Bavarians revel in maypole intrigue
Last weekend, villages across Bavaria erected maypoles for traditional springtime celebrations. But before the parties started, Chris Cottrell spent a night with a crew taking part in the longstanding ritual of pole snatching.
Twenty young men from the village of Stierberg huddled around old, musty couches in the open barn, a stolen 27-metre-long spruce tree trunk stowed safely behind them.
It was one of the last late-night watch shifts before May 1, and Christoph Marketsmüller had parked every piece of farm machinery he owned around the maypole.
Ever since members of the Stierberger Burschen, or Stierberg Boys, club lifted the tree in January from their rivals in nearby Kirchdorf, they had been taking turns guarding it. According to tradition, if a village can reclaim their lost property before negotiations begin, no maypole ransom has to be paid.
Flanked by 27 cases of locally brewed beer, it was clear that the boys had already received their payoff. But tonight, they were protecting the tree from another bunch of rival villagers from Sankt Wolfgang, who had had their tree stolen last year and were out for revenge. And last month, they nearly succeeded.
Two weeks ago, Marketsmüller explained, his father awoke in the middle of the night to the pungent smell of manure coming from a leaking biogas container next to their family’s barn. By the time he stepped outside, 30 young men had already loaded the tree onto a nearby trailer.
If they had taken another few steps, Marketsmüller said, he and his crew would have had to pay their own ransom to the men from Sankt Wolfgang. As a general rule, if a tree is carried the equivalent of its own length away from its initial resting place, it belongs to its captors. Luckily, his father was able to put his hand on the trunk and declare: “The tree stays here.”
“They were good,” Marketsmüller said. “They didn’t even leave a scratch.”
Although the boys had stored the tree inside the barn and surrounded it with tractors, ploughs and other heavy farming equipment, their adversaries came prepared. When it comes to agricultural machinery, Marketsmüller explained, there are only about ten different kinds of universal keys, none of which are hard to come by.
After that close call, the Stierbergers met every night at their club’s makeshift headquarters, swapping stories and drinking to pass the time.
They proudly recounted the cold night in January when their crew tracked the Kirchdorf villagers’ footsteps through knee-deep snow to locate the freshly felled spruce to be used for their maypole, crossing field after uneven field with two tractors and a jeep.
The heartiest laughter, however, came when Marketsmüller recalled how he discovered the exact location of their tree.
His girlfriend’s father was involved in securing Kirchdorf’s official maypole this year, he said.
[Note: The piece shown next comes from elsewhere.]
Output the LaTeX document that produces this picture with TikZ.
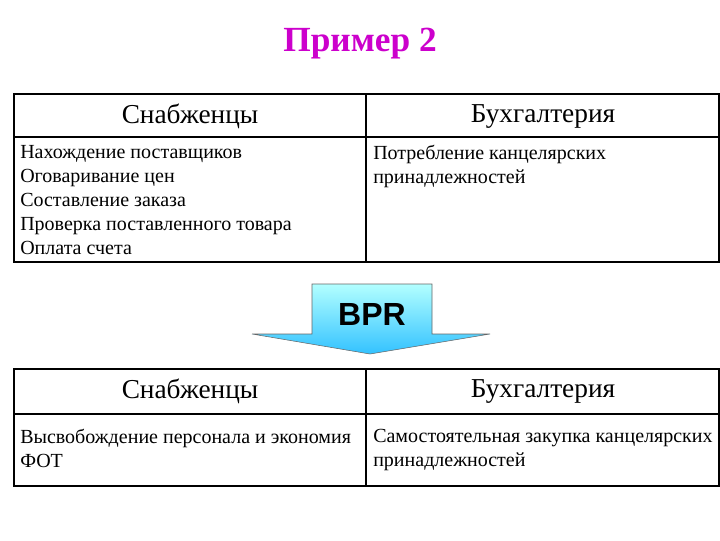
\documentclass[tikz,border=0pt]{standalone}
\usepackage{fontspec}
\setmainfont{Liberation Serif}
\newfontfamily\arialf{Liberation Sans}
\definecolor{ttl}{RGB}{204,0,204}
\begin{document}
\begin{tikzpicture}[x=0.75pt,y=-0.75pt,
  cell/.style={draw=black,line width=0.8pt},
  head/.style={font=\fontsize{20.5}{24}\selectfont},
  body/.style={font=\fontsize{15}{18}\selectfont,align=left,anchor=north west,inner sep=0pt}]
\useasboundingbox (0,0) rectangle (720,540);
\node[font=\fontsize{26.5}{30}\selectfont\bfseries,text=ttl] (title) at (360,44) {Пример 2};
% top table
\draw[cell] (14,94) rectangle (719,262);
\draw[cell] (14,137) -- (719,137);
\draw[cell] (366,94) -- (366,262);
\node[head] (h1) at (190,116) {Снабженцы};
\node[head] (h2) at (543,116) {Бухгалтерия};
\node[body] (b1) at (20,145) {Нахождение поставщиков\\Оговаривание цен\\Составление заказа\\Проверка поставленного товара\\Оплата счета};
\node[body] (b2) at (373,145) {Потребление канцелярских\\принадлежностей};
% arrow
\shade[top color=cyan!30!white,bottom color=cyan!70!blue!80,draw=black!60]
  (312,284) -- (432,284) -- (432,334) -- (490,334) -- (370,354) -- (252,334) -- (312,334) -- cycle;
\node[font=\arialf\fontsize{24}{26}\selectfont\bfseries] (bpr) at (372,314) {BPR};
% bottom table
\draw[cell] (14,369) rectangle (719,486);
\draw[cell] (14,414) -- (719,414);
\draw[cell] (366,369) -- (366,486);
\node[head] (h3) at (190,391) {Снабженцы};
\node[head] (h4) at (543,391) {Бухгалтерия};
\node[body] (b3) at (20,429) {Высвобождение персонала и экономия\\ФОТ};
\node[body] (b4) at (373,429) {Самостоятельная закупка канцелярских\\принадлежностей};
\end{tikzpicture}
\end{document}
While over for dinner one night, Marketsmüller heard the phone ring and the answering machine pick up. It was a local lumberjack who had just chopped down the tree and proceeded to give detailed directions of how to find it.
Etiquette states that once a tree is out of the forest, it’s fair game for potential maypole thieves. The Stierbergers, however, knew time wasn’t on their side. They headed out that night.
“You have to bend the rules,” Marketsmüller said. Like most traditions, subtleties have been blurred over time and official rules remain up for debate.
So when the occasional maypole disappears, opposing sides are quick to send their highest ups to the negotiating table. Without a set protocol, both sides can be as uncompromising as they like.
But it was in no one’s best interest to be undiplomatic during the sensitive deliberations, Marketsmüller said. Kirchdorf wanted its tree back – and Stierberg wanted their ransom beer.
In Kirchdorf, word of the negotiations spread quickly. In exchange for 250 litres of beer, the Stierbergers would help trim and paint the tree before erecting it shoulder to shoulder on May 1.
In the end, the only point where the Kirchdorfers were unrelenting was the colour. They demanded Bavarian sky blue rather than the shade of navy the Stierbergers had suggested.
“You have to see it like this – If no one tries to steal a village’s tree, it means that place is uninteresting,” said Lukas Salzeder from Stierberg. “It’s good when one gets stolen.”